The point guard committed to Buffalo out of high school, but left before playing a game, telling nfwdailynews.com that it wasn’t a great fit in a 2018 interview. After a year at Motlow State Community College, Hamlet spent last season at JuCo powerhouse Northwest Florida State College. The Raiders stormed through last season with Hamlet at the helm, entering an NCJAA Tournament quarterfinal matchup with Billy Gillespie-led Ranger College ranked as the No. 1 team in the country.
That sparkling ranking didn’t end up mattering, as Ranger dispatched Northwest Florida State in a close, three-point game. That stuck with Hamlet.
“It didn’t matter that we were number one,” he said. “You still need to go out there and play as if you’re number 10.”
The Mean Green enter the stretch run as number one in CUSA, even if it’s by a small margin. As good as their offense has been, a talented, experienced and deep LA Tech team was able to out-gun UNT on its home floor behind Bracey (26 points). The Bulldogs (20-7, 11-4) own arguably C-USA’s best win of the year (Mississippi State), and seem to have a senior-heavy team capable of finally breaking through under fifth-year coach Eric Konkol. Western Kentucky has been resilient, shaking off star big man Charles Bassey’s season-ending injury to post winnings streaks of five and four games at various points during league play, and are very much alive in the race at 18-9 (11-4).

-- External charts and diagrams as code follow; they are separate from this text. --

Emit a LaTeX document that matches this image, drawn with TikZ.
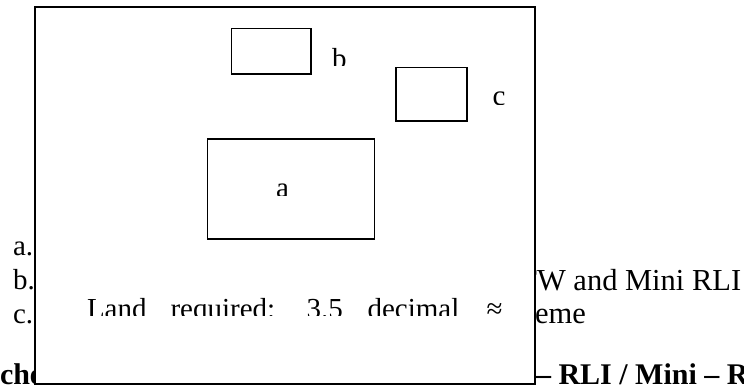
\documentclass[tikz,border=0pt]{standalone}
\usepackage{fontspec}
\setmainfont{Liberation Serif}
\begin{document}
\begin{tikzpicture}[x=1pt,y=-1pt,
  txt/.style={inner sep=0pt, outer sep=0pt, anchor=base west, font=\fontsize{29}{34}\selectfont},
  bigtxt/.style={txt, font=\fontsize{30.5}{34}\selectfont},
  btxt/.style={txt, font=\fontsize{30}{34}\selectfont\bfseries},
  frame/.style={draw=black, line width=1.2pt, fill=white, inner sep=0pt, outer sep=0pt},
  box/.style={draw=black, line width=1.2pt, inner sep=0pt, outer sep=0pt}]
\useasboundingbox (0,0) rectangle (744,389);
% text behind the frame
\node[txt] (la) at (13,255) {a.};
\node[txt] (lb) at (13,289) {b.};
\node[txt] (lc) at (13,323) {c.};
\node[bigtxt] (rb) at (518.4,290) {TW and Mini RLI};
\node[bigtxt] (rc) at (535,323) {eme};
\node[btxt] (bl) at (0,384) {che};
\node[btxt] (br) at (536,384) {– RLI / Mini – R};
% frame
\node[frame, minimum width=500pt, minimum height=377pt] (frame) at (285,195.5) {};
% boxes
\node[box, minimum width=79.3pt, minimum height=45.7pt] (boxb) at (271.35,51.15) {};
\node[box, minimum width=71pt, minimum height=53.7pt] (boxc) at (431.5,94.15) {};
\node[box, minimum width=167pt, minimum height=100pt] (boxa) at (291.2,189) {};
% clipped labels
\begin{scope}
\clip (320,30) rectangle (360,65);
\node[txt] (lbb) at (332,68) {b};
\end{scope}
\begin{scope}
\clip (480,80) rectangle (520,104);
\node[txt] (lbc) at (492.5,105.5) {c};
\end{scope}
\begin{scope}
\clip (260,170) rectangle (300,195);
\node[txt] (lba) at (276,197.5) {a};
\end{scope}
\begin{scope}
\clip (60,285) rectangle (520,315);
\node[txt] (w1) at (87,318.2) {Land};
\node[txt] (w2) at (170.5,318.2) {required:};
\node[txt] (w3) at (306.7,318.2) {3.5};
\node[txt] (w4) at (367.5,318.2) {decimal};
\node[txt] (w5) at (486.7,318.2) {≈};
\end{scope}
\end{tikzpicture}
\end{document}
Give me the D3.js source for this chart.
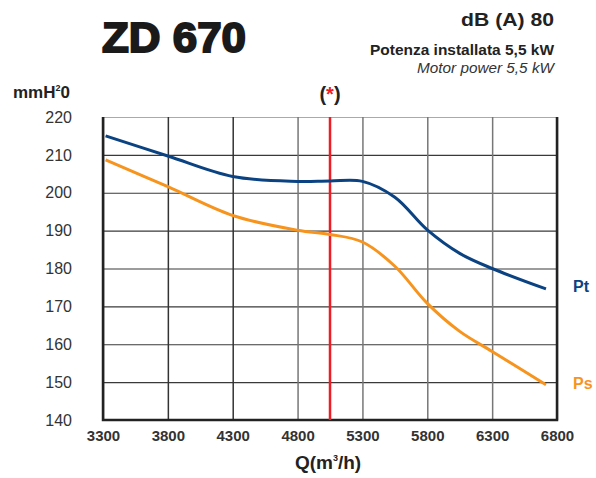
<!DOCTYPE html>
<html>
<head>
<meta charset="utf-8">
<script src="https://cdn.jsdelivr.net/npm/d3@7"></script>
<style>
  body { margin: 0; background: #fff; }
  svg { display: block; }
  .narrow { font-family: "Liberation Sans Narrow", "Liberation Sans", Arial, sans-serif; }
</style>
</head>
<body>
<svg id="chart" width="596" height="478"></svg>
<script>
// portata (m3/h) e pressioni (mmH2O)
var flow = [3320, 3800, 4300, 4800, 5050, 5300, 5550, 5800, 6050, 6300, 6715];
var pt = [215, 209.7, 204.3, 203.0, 203.1, 203.0, 198.8, 190.2, 184, 180, 174.6];
var ps = [208.7, 201.6, 194, 190.1, 189, 187, 180.6, 170.8, 163.4, 158.1, 149.3];

var xTicks = [3300, 3800, 4300, 4800, 5300, 5800, 6300, 6800];
var yTicks = [140, 150, 160, 170, 180, 190, 200, 210, 220];
var dutyFlow = 5050;

var blue = '#0b4382';
var orange = '#f7941d';
var red = '#ee1c25';

var svg = d3.select('#chart');

var margin = {left: 103, right: 39, top: 117, bottom: 58};
var width = 596 - margin.left - margin.right;
var height = 478 - margin.top - margin.bottom;

var x = d3.scaleLinear().domain([3300, 6800]).range([0, width]);
var y = d3.scaleLinear().domain([140, 220]).range([height, 0]);

var g = svg.append('g')
  .attr('transform', 'translate(' + margin.left + ',' + margin.top + ')');

// griglia + etichette
var yAxis = g.append('g')
  .call(d3.axisLeft(y).tickValues(yTicks).tickSize(-width).tickPadding(31).tickFormat(d3.format('d')));
yAxis.select('.domain').remove();
yAxis.selectAll('line').attr('stroke', '#3a3a3a').attr('stroke-width', 1.2);
yAxis.selectAll('text')
  .attr('font-size', 16)
  .attr('fill', '#333')
  .attr('font-family', '"Liberation Sans", Arial, sans-serif');
yAxis.selectAll('.tick')
  .filter(function(d) { return d === 220; })
  .select('line').attr('stroke', '#aaa');

var xAxis = g.append('g')
  .attr('transform', 'translate(0,' + height + ')')
  .call(d3.axisBottom(x).tickValues(xTicks).tickSize(-height).tickPadding(10).tickFormat(d3.format('d')));
xAxis.select('.domain').remove();
xAxis.selectAll('line')
  .attr('stroke', function(d) { return d <= 4300 ? '#333' : '#777'; })
  .attr('stroke-width', 1.5);
xAxis.selectAll('text')
  .attr('font-size', 15)
  .attr('font-weight', 'bold')
  .attr('fill', '#333')
  .attr('font-family', '"Liberation Sans Narrow", "Liberation Sans", Arial, sans-serif');

// cornice
g.append('path')
  .attr('d', 'M0,0V' + height + 'H' + width + 'V0')
  .attr('fill', 'none')
  .attr('stroke', '#222')
  .attr('stroke-width', 2.5);

// linea rossa punto di lavoro
g.append('line')
  .attr('x1', x(dutyFlow)).attr('x2', x(dutyFlow))
  .attr('y1', 0).attr('y2', height)
  .attr('stroke', red)
  .attr('stroke-width', 2.5);

var line = d3.line()
  .x(function(d) { return x(d[0]); })
  .y(function(d) { return y(d[1]); })
  .curve(d3.curveCatmullRom.alpha(0.5));

g.append('path')
  .datum(d3.zip(flow, pt))
  .attr('d', line)
  .attr('fill', 'none')
  .attr('stroke', blue)
  .attr('stroke-width', 3);

g.append('path')
  .datum(d3.zip(flow, ps))
  .attr('d', line)
  .attr('fill', 'none')
  .attr('stroke', orange)
  .attr('stroke-width', 3);

// etichette curve
g.append('text')
  .attr('class', 'narrow')
  .attr('x', width + 16).attr('y', y(pt[pt.length - 1]) + 3)
  .attr('font-size', 16).attr('font-weight', 'bold')
  .attr('fill', blue)
  .text('Pt');

g.append('text')
  .attr('class', 'narrow')
  .attr('x', width + 16).attr('y', y(ps[ps.length - 1]) + 4)
  .attr('font-size', 16).attr('font-weight', 'bold')
  .attr('fill', orange)
  .text('Ps');

// testi intestazione
svg.append('text')
  .attr('x', 102).attr('y', 52)
  .attr('font-family', '"Liberation Sans", Arial, sans-serif')
  .attr('font-size', 43).attr('font-weight', 900)
  .attr('fill', '#1a1a1a')
  .attr('stroke', '#1a1a1a').attr('stroke-width', 2)
  .attr('textLength', 144).attr('lengthAdjust', 'spacingAndGlyphs')
  .text('ZD 670');

svg.append('text')
  .attr('class', 'narrow')
  .attr('x', 554).attr('y', 26)
  .attr('text-anchor', 'end')
  .attr('font-size', 18).attr('font-weight', 'bold')
  .attr('fill', '#222')
  .attr('textLength', 93).attr('lengthAdjust', 'spacingAndGlyphs')
  .text('dB (A) 80');

svg.append('text')
  .attr('class', 'narrow')
  .attr('x', 554).attr('y', 55)
  .attr('text-anchor', 'end')
  .attr('font-size', 15).attr('font-weight', 'bold')
  .attr('fill', '#222')
  .attr('textLength', 184).attr('lengthAdjust', 'spacingAndGlyphs')
  .text('Potenza installata 5,5 kW');

svg.append('text')
  .attr('class', 'narrow')
  .attr('x', 554).attr('y', 73)
  .attr('text-anchor', 'end')
  .attr('font-size', 15).attr('font-style', 'italic')
  .attr('fill', '#333')
  .attr('textLength', 137).attr('lengthAdjust', 'spacingAndGlyphs')
  .text('Motor power 5,5 kW');

var unit = svg.append('text')
  .attr('class', 'narrow')
  .attr('x', 13).attr('y', 98)
  .attr('font-size', 17).attr('font-weight', 'bold')
  .attr('fill', '#222');
unit.append('tspan').text('mmH');
unit.append('tspan').attr('font-size', 9).attr('dy', -7).text('2');
unit.append('tspan').attr('dy', 7).text('0');

var star = svg.append('text')
  .attr('class', 'narrow')
  .attr('x', 330).attr('y', 101)
  .attr('text-anchor', 'middle')
  .attr('font-size', 20).attr('font-weight', 'bold')
  .attr('fill', '#222');
star.append('tspan').text('(');
star.append('tspan').attr('fill', red).text('*');
star.append('tspan').text(')');

var qLabel = svg.append('text')
  .attr('class', 'narrow')
  .attr('x', 328).attr('y', 469)
  .attr('text-anchor', 'middle')
  .attr('font-size', 19).attr('font-weight', 'bold')
  .attr('fill', '#222');
qLabel.append('tspan').text('Q(m');
qLabel.append('tspan').attr('font-size', 9).attr('dy', -8).text('3');
qLabel.append('tspan').attr('dy', 8).text('/h)');
</script>
</body>
</html>
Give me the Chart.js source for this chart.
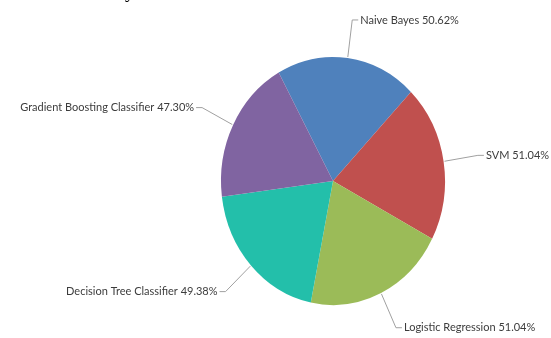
<!DOCTYPE html>
<html>
<head>
<meta charset="utf-8">
<script src="https://cdn.jsdelivr.net/npm/chart.js@4.4.1/dist/chart.umd.min.js"></script>
<style>
  html, body { margin: 0; padding: 0; background: #fff; }
  #wrap { position: relative; width: 551px; height: 338px; overflow: hidden; }
  #frag { position: absolute; left: 125px; top: -19px; font: 19px "Liberation Serif", serif; color: #000; }
</style>
</head>
<body>
<div id="wrap">
  <span id="frag">y</span>
  <canvas id="accChart" width="551" height="338"></canvas>
</div>
<script>
const models = ['Naive Bayes', 'SVM', 'Logistic Regression', 'Decision Tree Classifier', 'Gradient Boosting Classifier'];
const accuracy = [50.62, 51.04, 51.04, 49.38, 47.30];
const sliceColors = ['#4F81BC', '#C0504E', '#9BBB58', '#23BFAA', '#8064A1'];

// pie in the picture is a bit narrower than tall
const squashX = 112 / 124;

const squashPie = {
    id: 'squashPie',
    beforeDatasetsDraw(chart) {
        const arc = chart.getDatasetMeta(0).data[0];
        const {ctx} = chart;
        ctx.save();
        ctx.translate(arc.x, arc.y);
        ctx.scale(squashX, 1);
        ctx.translate(-arc.x, -arc.y);
    },
    afterDatasetsDraw(chart) {
        chart.ctx.restore();
    }
};

// leader lines + labels like the original
const pieLabels = {
    id: 'pieLabels',
    afterDraw(chart) {
        const {ctx} = chart;
        const meta = chart.getDatasetMeta(0);
        ctx.save();
        ctx.font = '11px Lato, "Open Sans", sans-serif';
        ctx.textBaseline = 'middle';
        meta.data.forEach((arc, i) => {
            const mid = (arc.startAngle + arc.endAngle) / 2;
            const r = arc.outerRadius;
            const cx = Math.cos(mid), cy = Math.sin(mid);
            const x0 = arc.x + squashX * (r + 1) * cx;
            const y0 = arc.y + (r + 1) * cy;
            const x1 = arc.x + squashX * r * 1.31 * cx;
            const y1 = arc.y + r * 1.31 * cy;
            const dir = cx >= 0 ? 1 : -1;
            const x2 = x1 + dir * 6;

            ctx.strokeStyle = '#a0a0a0';
            ctx.lineWidth = 1;
            ctx.beginPath();
            ctx.moveTo(x0, y0);
            ctx.lineTo(x1, y1);
            ctx.lineTo(x2, y1);
            ctx.stroke();

            ctx.fillStyle = '#3c3c3c';
            ctx.textAlign = dir > 0 ? 'left' : 'right';
            ctx.fillText(models[i] + ' ' + accuracy[i].toFixed(2) + '%', x2 + dir * 2, y1);
        });
        ctx.restore();
    }
};

new Chart(document.getElementById('accChart'), {
    type: 'pie',
    data: {
        labels: models,
        datasets: [{
            data: accuracy,
            backgroundColor: sliceColors,
            borderWidth: 0
        }]
    },
    options: {
        responsive: false,
        animation: false,
        rotation: -29,
        layout: {
            padding: { left: 209, right: 94, top: 57, bottom: 33 }
        },
        plugins: {
            legend: { display: false },
            tooltip: { enabled: false }
        }
    },
    plugins: [squashPie, pieLabels]
});
</script>
</body>
</html>
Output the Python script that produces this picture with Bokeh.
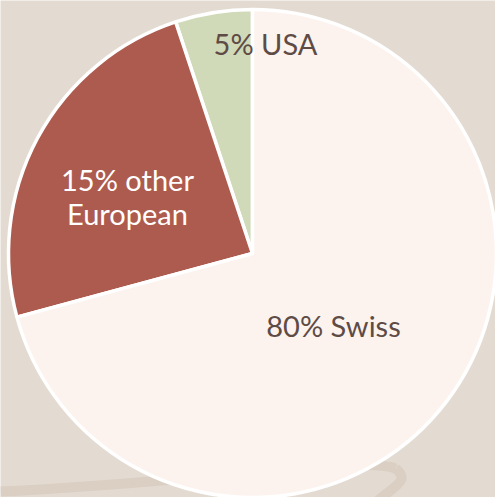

Hamlet’s emergence, however, has been the biggest storyline in UNT getting to, and this time, remaining at the top of the standings as March nears. It was in part born out of patience for the Mean Green, as assistant coach Jareem Dowling had recruited Hamlet out of high school, and stayed on the case as the guard entered the JuCo ranks.
Those years of persistence paid off, as the Hamlet-led Mean Green are seemingly poised to close the season as strong as they started it a year ago.